Timothy Leary’s Philosophy, Turn On, Tune In, Drop Out

According to some, Timothy Leary was the high priest of LSD, and his assertions about chaos being the natural state of the human brain are not far off, especially given new discoveries in Quantum Physics and our modern understanding of the unreliability of matter.

Leary saw the human brain as a massive neurological  computer. The human brain contains 100 billion neurons with each neuron having around 10,000 connections with other neurons.

Leary said;

Within our foreheads, there is a chaos, inside our brains a galaxy of information …

Such gigantic numbers are hard for the human mind to grasp.  Leary compared the human-mind-computer to outer space, with its multitude of galaxies and star systems.  He considered the human brain to be as chaotic and incomprehensible  as outer space, the magnitude of which is certainly beyond full human understanding.

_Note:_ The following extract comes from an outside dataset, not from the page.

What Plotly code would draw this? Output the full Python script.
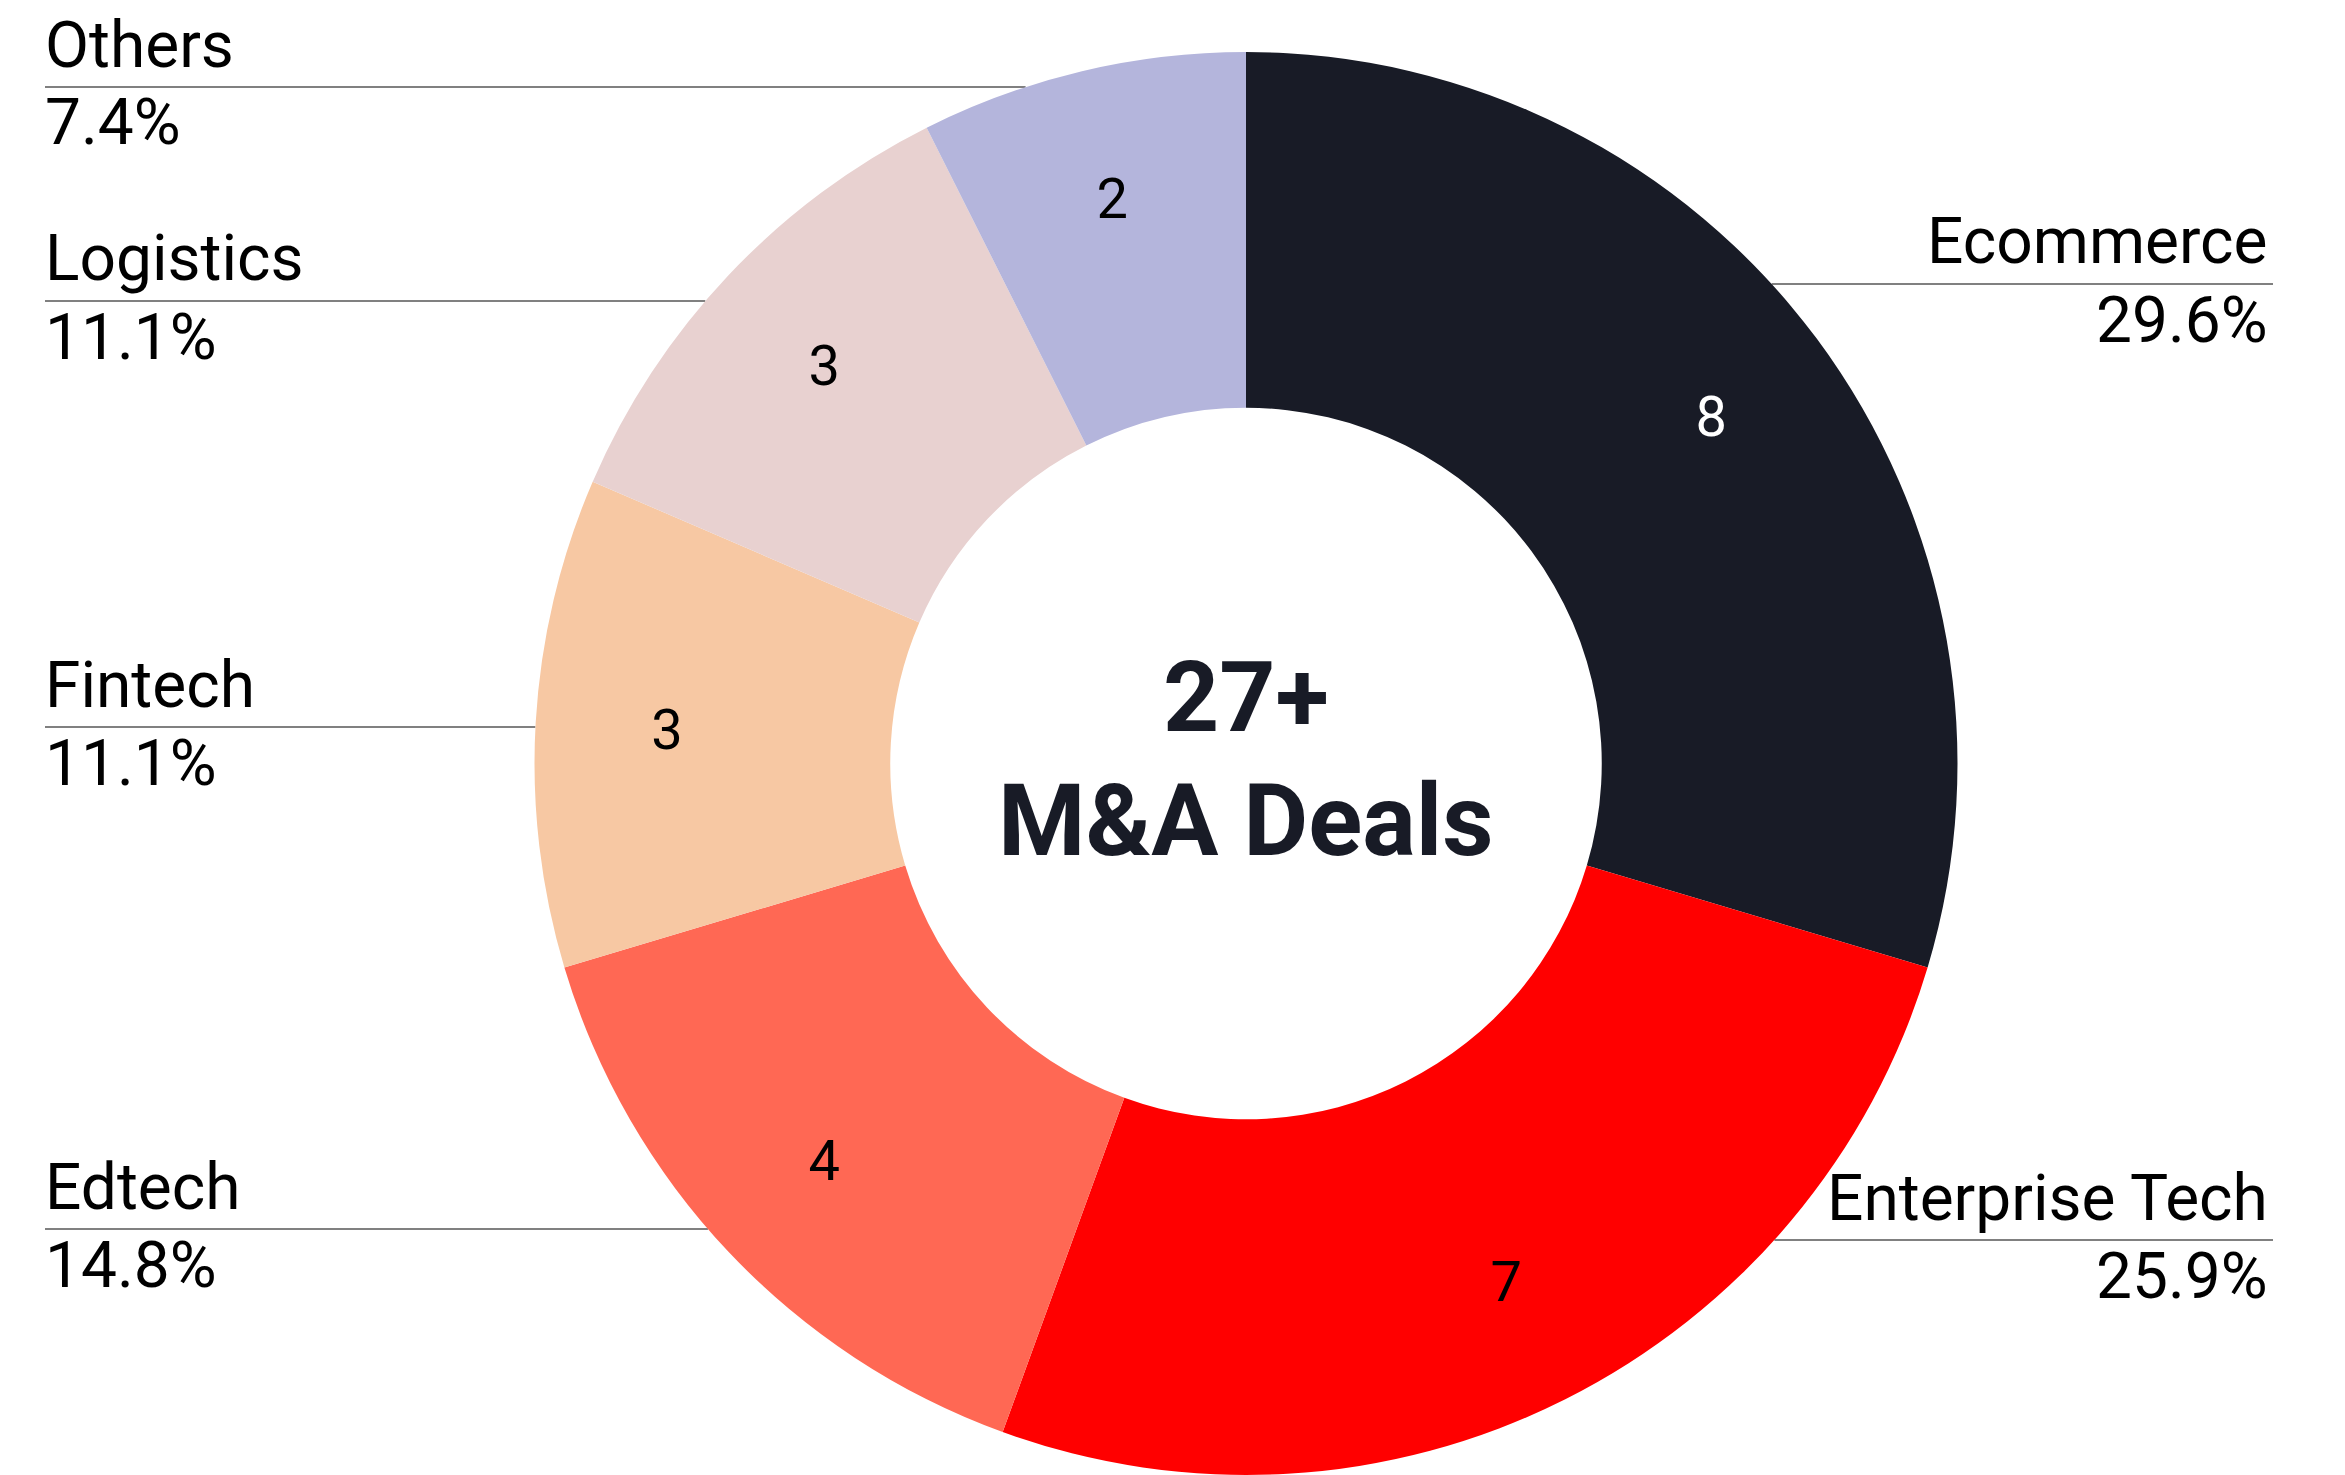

In his lifetime Leary was imprisoned multiple times for his advocacy of illegal psychedelic drugs.  Leary claimed that he wasn’t an advocate of psychedelic drugs any more than he was of nuclear fusion, which exists as a useful tool for humankind.  As a psychologist, his contention was that psychedelics (used wisely) can act as a tool to liberate human consciousness, and free us from a rigid dependency on ‘order’.

Throughout his life Timothy Leary argued that human beings are afraid of the natural chaos that exists within all life, and beleived that we purposely limit our experience with an over dependence on order, and on rules.  In order to reprogramme (or restructure) our brains towards greater conscious awareness, it was necessary first to break down the unconscious limitations set up in our minds.  This meant tearing down the rigid rule-based systems that block our understanding.

On the question of religion and politics Timothy Leary was unequivocal. Throughout his life he was against authoritarian systems.  Leary advocated finding a personal religion based on a personal understanding of events.  The safety valve to cultish-type behaviour was the idea that one must never blindly follow another’s perception or ideology, but work it out for oneself.   He was against religious orders of any kind.

Accused of misguiding the young and of fostering a dangerous drug culture, Leary claimed that his motivation instead was to teach people how to operate their brains.  In this sense, LSD was an instrument to achieve greater knowledge and understanding of the human mind, not a substance to be used for recreational purposes alone.

At Millbrook, the experimental ‘college’ set up by Leary in the late 1960’s to explore the realms of LSD, his aim was to teach people how to “surf the waves of chaos” and to “learn how to redesign your own realities”.

With his mantra of  “question authority, think for yourself,” Timothy Leary fell foul of Nixon and the establishment in the 1960’s.  He was quoted by Nixon as being the “most dangerous man in America.”

In the 1980’s Leary coined the phrase, “power to the pupil.” He understood how the focus of one’s vision affects one’s reality, and in our hyper-televised age, his concern was that human beings are stupefied and brainwashed by manipulative media imagery.

Leary’s invocation to question authority and to find one’s own religion was not without precedent.  In the time of the ancient Greeks, Socrates called upon his pupils to think rationally, to free themselves from the shackles of religion, and to reject the notion that their lives were ruled by Gods.